The Sunrise We Carry - Celebrating Asian American and Pacific Islander Heritage Month

By Mike Roman (Kiribati 00-02)

Twenty-six years ago, I stepped off a plane in Kiribati with a backpack, a notebook, and no real understanding of how deeply a place could shape a life. I believed I was there to serve. What I did not understand was that I was entering into a relationship, one that would stretch across decades, following me into classrooms, city halls, courtrooms, and conversations about what it means to move, to belong, and to survive in a changing world.

In Kiribati, I learned how to live without money. It was also where I learned how people live together as an extended family, bound by care. Land was not owned so much as held in trust. The ocean was not a boundary, but a relative. Survival was collective, identity was relational, and you were never alone, because being alone was never the point.

It followed me through hospital wards at Tungaru National Hospital, through graduate school, through stories told over shared meals in New Zealand, Fiji, Australia, and the United States. It followed me as seawalls rose, freshwater lenses failed, and families quietly prepared for futures that required leaving home. It followed me into policy rooms and planning meetings where climate migration was discussed in abstract terms, stripped of names, faces, and histories.

And it followed me as I drove home from Washington, D.C., after last year’s Peace Corps Connect Conference, listening, mile after mile, without interruption, to the International Court of Justice deliver its advisory opinion on climate change. The conference had been a reflection on service, past, present, and future. The ruling was something else entirely. As the highway unfolded beneath me, the court named what frontline communities like Kiribati had long known: that environmental responsibility does not end with promises, that harm demands repair, and that delay is not neutral. The ruling did not feel like a victory. It felt like recognition.

I thought of Kiribati, of islands rising only inches above the sea, of king tides arriving with the full moon, of people saying clearly that they do not want to become stateless people. They want to remain at home. They want self-determination. They want their relationships with the land, ocean, and family to endure. Listening that day felt like an arc from a village maneaba to the world’s highest court, carried forward by those who refused to stop insisting that their worlds mattered.

By the time I crossed back into Ohio, the road familiar again, the question ahead felt closer to home: climate migration? Climate migration is no longer distant. It is already shaping where people move, how cities grow, how housing strains, how health systems respond, and how communities either widen or close their circles of belonging. Today, my work continues through climate incubator efforts and local planning in Cincinnati with New America, at the scale where global forces meet local responsibility. Where preparation can become protection, or neglect can become displacement all over again. 

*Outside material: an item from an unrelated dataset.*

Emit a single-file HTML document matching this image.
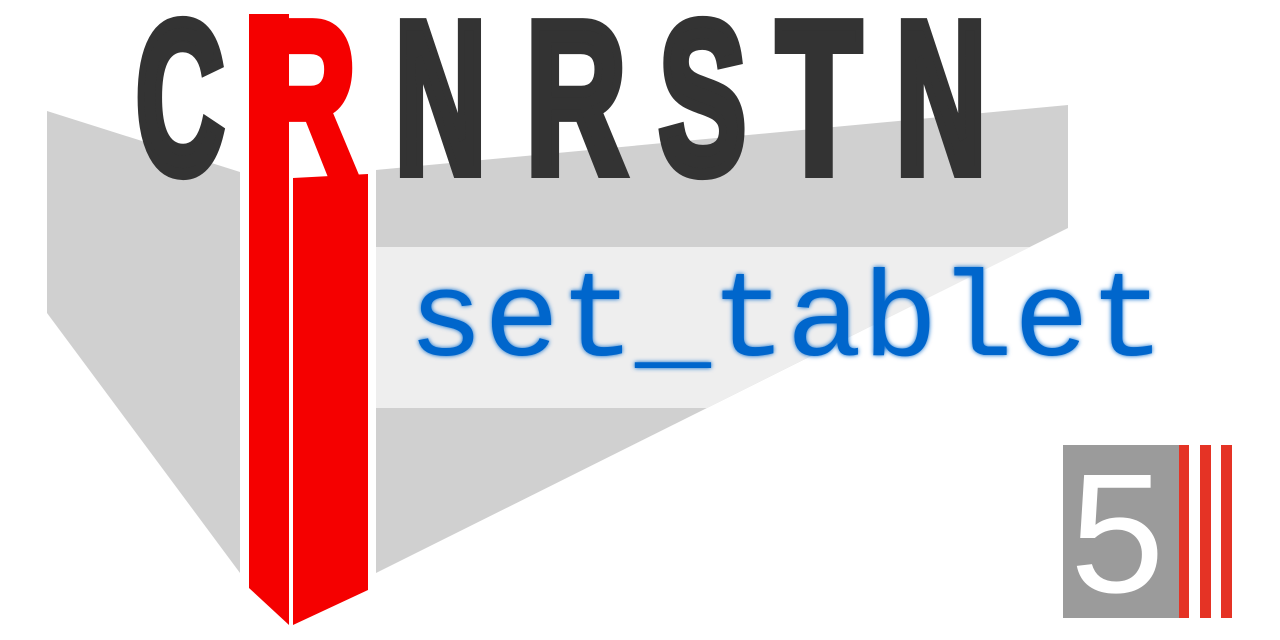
<!DOCTYPE html>
<html><head><meta charset="utf-8"><style>
html,body{margin:0;padding:0;background:#fff;width:1280px;height:640px;overflow:hidden}
</style></head><body>
<svg width="1280" height="640" viewBox="0 0 1280 640" xmlns="http://www.w3.org/2000/svg">
<defs>
<clipPath id="rp"><polygon points="376,170 1068,105 1068,228 376,573"/></clipPath>
<filter id="glow" x="-5%" y="-20%" width="110%" height="140%"><feGaussianBlur stdDeviation="2.5" result="b"/><feMerge><feMergeNode in="b"/><feMergeNode in="SourceGraphic"/></feMerge></filter>
</defs>
<polygon points="47,111 240,172 240,573 47,313" fill="#d0d0d0"/>
<polygon points="376,170 1068,105 1068,228 376,573" fill="#d0d0d0"/>
<rect x="376" y="247" width="700" height="161" fill="#eeeeee" clip-path="url(#rp)"/>
<polygon points="249,14 289,14 289,625 249,588" fill="#f50000"/>
<polygon points="293,178 368,174 368,590 293,625" fill="#f50000"/>
<g font-family="'Liberation Sans',sans-serif" font-weight="bold" font-size="215" fill="#333" stroke="#333" stroke-width="12" stroke-linejoin="miter">
<text x="136" y="172" textLength="88" lengthAdjust="spacingAndGlyphs">C</text>
<text x="255" y="172" textLength="101" lengthAdjust="spacingAndGlyphs" fill="#f50000" stroke="#f50000">R</text>
<text x="395" y="172" textLength="91" lengthAdjust="spacingAndGlyphs">N</text>
<text x="526" y="172" textLength="100" lengthAdjust="spacingAndGlyphs">R</text>
<text x="659" y="172" textLength="87" lengthAdjust="spacingAndGlyphs">S</text>
<text x="777" y="172" textLength="84" lengthAdjust="spacingAndGlyphs">T</text>
<text x="896" y="172" textLength="90" lengthAdjust="spacingAndGlyphs">N</text>
</g>
<text x="408" y="355" font-family="'Liberation Mono',monospace" font-size="122" fill="#0066cc" textLength="757" lengthAdjust="spacingAndGlyphs" filter="url(#glow)">set_tablet</text>
<rect x="1063" y="445" width="116" height="173" fill="#9b9b9b"/>
<text x="1070" y="592" font-family="'Liberation Sans',sans-serif" font-size="170" fill="#fff">5</text>
<rect x="1179" y="445" width="10" height="173" fill="#e53325"/>
<rect x="1200" y="445" width="11" height="173" fill="#e53325"/>
<rect x="1221" y="445" width="11" height="173" fill="#e53325"/>
</svg>
</body></html>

What Kiribati has taught me, over a quarter century, is that migration itself is not failure. But unmanaged, unjust migration is. Delay has consequences. Listening matters only if it leads to care, structure, and action. And so that is the nexus where I work. Lived experience with policy formation at the local level to lead in a new era of migration. In this era, we work toward a world shaped by warmth and acceptance. Not through isolation or competition. Not through individualism disguised as progress. But through relationship, through learning, again, to see one another as family, as I was taught in Kiribati, rather than as isolated beings chasing private riches. 

The future demands something older and more enduring: collective care, shared responsibility, and the courage to belong to one another. Then, and only then, I am convinced, do we stand a chance of meeting what lies ahead, together.